St John Fisher Old Boys are going for their third Heavy Woollen Premier Division title in four years, but the West Riding County Sunday Cup would be the real icing on the cake. Danny T Owen and Lee Sobot report.
UPON THEIR formation in 1977, St John Fisher Old Boys were named Holy Spirit in nod to the Holy Spirit Roman Catholic School and Church in Heckmondwike.
Things may have gone on from the Holy Spirit in the 38 years since, with the Heavy Woollen League team showing great spirit on the field, chasing their third league title in four years – with the County Sunday Cup being the old Holy Spirit team’s Holy Grail.
Fisher were formed in 1977 as Holy Spirit by founder members Thomas Disken, Bernard Waters and Charles Hutchinson.
Disken was a school governor at St John Fisher Roman Catholic High School in Dewsbury where Paul Riordan was among the pupils. Nearly four decades later, Riordan is the club’s manager, having first started playing for Fisher aged 16 back in 1979.
The club began life using the Holy Spirit facilities but moved to Fisher and changed their name in the process. It is now a name every club in the Heavy Woollen League is extremely familiar with given the side have won the Premier Division crown twice in the last three years. Only goal difference denied Fisher a hat-trick of triumphs last season with Riordan’s side pipped at the post by Birkenshaw. Fisher have responded in style and are unbeaten at the top of the Premier Division as the club count down the days to next month’s County Sunday Cup semi-final with Leeds side HT Sports. Think Heavy Woollen League dominance, think St John Fisher Old Boys with the team captained by Irfane Kahn and propelled by the goals of Rob Bordman, Robert Hiscox and Dominic Simpson. Yet after 36 years with the club, Riordan is well placed to stress that Fisher dominance has not always been so forthcoming.

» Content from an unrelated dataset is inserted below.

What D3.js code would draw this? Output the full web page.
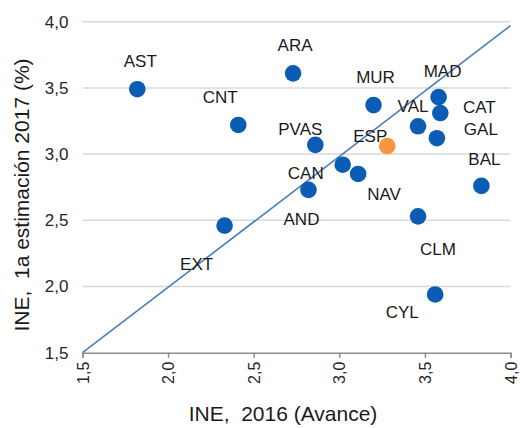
<!DOCTYPE html>
<html>
<head>
<meta charset="utf-8">
<script src="https://cdn.jsdelivr.net/npm/d3@7"></script>
<style>
  body { margin: 0; background: #fff; }
  svg { font-family: "Liberation Sans", Arial, sans-serif; }
  .title { white-space: pre; }
</style>
</head>
<body>
<div id="chart"></div>
<script>
// regional growth, INE 2016 avance vs 1a estimacion 2017
var regions = ["AST","ARA","CNT","MUR","MAD","CAT","VAL","GAL","ESP","PVAS","CAN","NAV","AND","BAL","CLM","CYL","EXT"];
var ine2016 = [1.82,2.73,2.41,3.20,3.58,3.59,3.46,3.57,3.28,2.86,3.02,3.11,2.82,3.83,3.46,3.56,2.33];
var est2017 = [3.49,3.61,3.22,3.37,3.43,3.31,3.21,3.12,3.06,3.07,2.92,2.85,2.73,2.76,2.53,1.94,2.46];
var xTicks = [1.5,2.0,2.5,3.0,3.5,4.0];
var yTicks = [1.5,2.0,2.5,3.0,3.5,4.0];
var diagX = [1.5,4.0];
var diagY = [1.5,3.97];

// where each label sits relative to its dot (px)
var labelOffsets = {
  AST:[3,-28], ARA:[2,-28], CNT:[-18,-28], MUR:[2,-28], MAD:[4,-26],
  CAT:[39,-6], VAL:[-5,-20], GAL:[44,-9], ESP:[-17,-10], PVAS:[-15,-16],
  CAN:[-37,8], NAV:[26,20], AND:[-7,29], BAL:[3,-27], CLM:[20,33],
  CYL:[-33,18], EXT:[-28,38]
};

var width = 520, height = 428;
var margin = {top: 21.7, right: 9.5, bottom: 75.3, left: 82.5};

var svg = d3.select("#chart").append("svg")
    .attr("width", width)
    .attr("height", height);

var x = d3.scaleLinear().domain([1.5, 4.0]).range([margin.left, width - margin.right]);
var y = d3.scaleLinear().domain([1.5, 4.0]).range([height - margin.bottom, margin.top]);

var fmt = function(d) { return d3.format(".1f")(d).replace(".", ","); };

// horizontal gridlines
svg.append("g")
  .selectAll("line")
  .data(yTicks.slice(1))
  .enter().append("line")
    .attr("x1", x(1.5))
    .attr("x2", x(4.0))
    .attr("y1", function(d) { return y(d); })
    .attr("y2", function(d) { return y(d); })
    .attr("stroke", "#d9d9d9")
    .attr("stroke-width", 1.5);

// y axis labels
svg.append("g")
  .selectAll("text")
  .data(yTicks)
  .enter().append("text")
    .attr("x", x(1.5) - 14)
    .attr("y", function(d) { return y(d); })
    .attr("dy", "0.35em")
    .attr("text-anchor", "end")
    .attr("font-size", 17)
    .attr("fill", "#262626")
    .text(fmt);

// x axis
var xAxis = svg.append("g")
    .attr("transform", "translate(0," + y(1.5) + ")")
    .call(d3.axisBottom(x).tickValues(xTicks).tickSize(5).tickFormat(fmt));
xAxis.select(".domain").attr("stroke", "#8c8c8c").attr("stroke-width", 1.5);
xAxis.selectAll(".tick line").attr("stroke", "#8c8c8c").attr("stroke-width", 1.5);
xAxis.selectAll(".tick text")
    .attr("font-size", 16)
    .attr("fill", "#262626")
    .attr("transform", "rotate(-90)")
    .attr("text-anchor", "end")
    .attr("x", -9)
    .attr("y", 0)
    .attr("dy", "0.35em");

// 45 degree line
svg.append("line")
    .attr("x1", x(diagX[0])).attr("y1", y(diagY[0]))
    .attr("x2", x(diagX[1])).attr("y2", y(diagY[1]))
    .attr("stroke", "#4a7ebb")
    .attr("stroke-width", 1.6);

var pts = regions.map(function(r, i) {
  return {name: r, x: ine2016[i], y: est2017[i]};
});

// labels under the dots
svg.append("g")
  .selectAll("text")
  .data(pts)
  .enter().append("text")
    .attr("x", function(d) { return x(d.x) + labelOffsets[d.name][0]; })
    .attr("y", function(d) { return y(d.y) + labelOffsets[d.name][1]; })
    .attr("dy", "0.35em")
    .attr("text-anchor", "middle")
    .attr("font-size", 17)
    .attr("fill", "#1a1a1a")
    .text(function(d) { return d.name; });

svg.append("g")
  .selectAll("circle")
  .data(pts)
  .enter().append("circle")
    .attr("cx", function(d) { return x(d.x); })
    .attr("cy", function(d) { return y(d.y); })
    .attr("r", 8.3)
    .attr("fill", function(d) { return d.name === "ESP" ? "#f7963f" : "#0a5cb4"; });

// axis titles
svg.append("text")
    .attr("class", "title")
    .attr("x", 283)
    .attr("y", 414)
    .attr("dy", "0.35em")
    .attr("text-anchor", "middle")
    .attr("font-size", 21)
    .attr("fill", "#1a1a1a")
    .text("INE,  2016 (Avance)");

svg.append("text")
    .attr("class", "title")
    .attr("transform", "translate(22,195) rotate(-90)")
    .attr("dy", "0.35em")
    .attr("text-anchor", "middle")
    .attr("font-size", 21)
    .attr("fill", "#1a1a1a")
    .text("INE,  1a estimación 2017 (%)");
</script>
</body>
</html>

“Things are going well but I have played in some not very good St John’s sides,” explains Riordan. “There were some dark days in Division Two when we struggled for players in the 80’s.
“Eventually we won the division in 1987 but we remained in Division One until 2005 when we were promoted to the Premier as champions but we got relegated again in 2009. We were promoted back to the Premier as champions in 2010 and we have never really looked back but it’s only in the last few years that we have come to the fore.”
Riordan also plays a big part in sponsoring the club through his No.9 Steels Ltd business which he started in 2009. The company buys and sells steel sections and the link with St John Fisher Old Boys is intertwined. Riordan revealed: “I wanted an unusual name so plumped for ‘No 9’ as that was the position I played for Fishers.”
And the Riordan family as a whole have also played an integral part to the Fisher success story. Manager Paul’s older brother John is a former Fisher first team manager who can count Wigan Athletic, Huddersfield Town, Halifax Town and Guiseley among his former clubs. He also earned an England Youth International Cap versus Wales and has worked for the County FA for over 12 years.
John’s three sons, Jamie, 34, Dominic, 27 and Andrew, 25, are all involved with the club with defender Dominic also serving Evo-Stik side Ossett Albion as both a player and chairman. His recent strike against Scarborough made him the first goalscoring chairman in English football. The Fisher manager’s own son – Tom – and cousin Tim – are also involved while Chris Thornton – another Fisher player – is another of Riordan’s cousins. And family tradition runs deep at Fisher with founder member Hutchinson still a fan who comes to watch games with sons Shaun and Mark who are also ex-players. Several pairs of brothers have played for Fisher’s over the years – including the Summerscales, Hutchinsons, Henrys, Sullivans, Keenans, Buddens, Keelans and Bordmans to name but a few.
Yet it is the Riordan family that have had most influence with 51-year-old Paul today’s top dog with the manager joking that he’ll go away less often in light of the only occasion this season that his team have dropped points.
“Things are going well and it would be nice to win the league again,” said the manager. “I’m only disappointed we dropped points against Birkenshaw when I was away ski-ing.
“I go away and this is what happens!”
It is, though, Fisher’s rivals that are more often than not on a slippery slope as the Dewsbury side close in on a third league title in four years.
The drive for elusive County Sunday Cup glory also remains alive and kicking ahead of an intriguing semi-final with HT Sports that will be particularly interesting for Bordman.
Top scorer Bordman left Fisher for HT earlier in the year but is now back with the Dewsbury side ahead of a mouth-watering semi-final.
Fisher are also in the semis of the Heavy Woollen Cup and Brook Butler Cup but it is the County Sunday Cup that matters most.
Riordan mused: “We know HT are a good side as we played them in this four years ago and actually beat them to get to the quarter-finals in which we then lost.
“We’ve never even been to the semi-final and it’s great getting to the last four for the first time.
“Hopefully we can go all the way and win it.”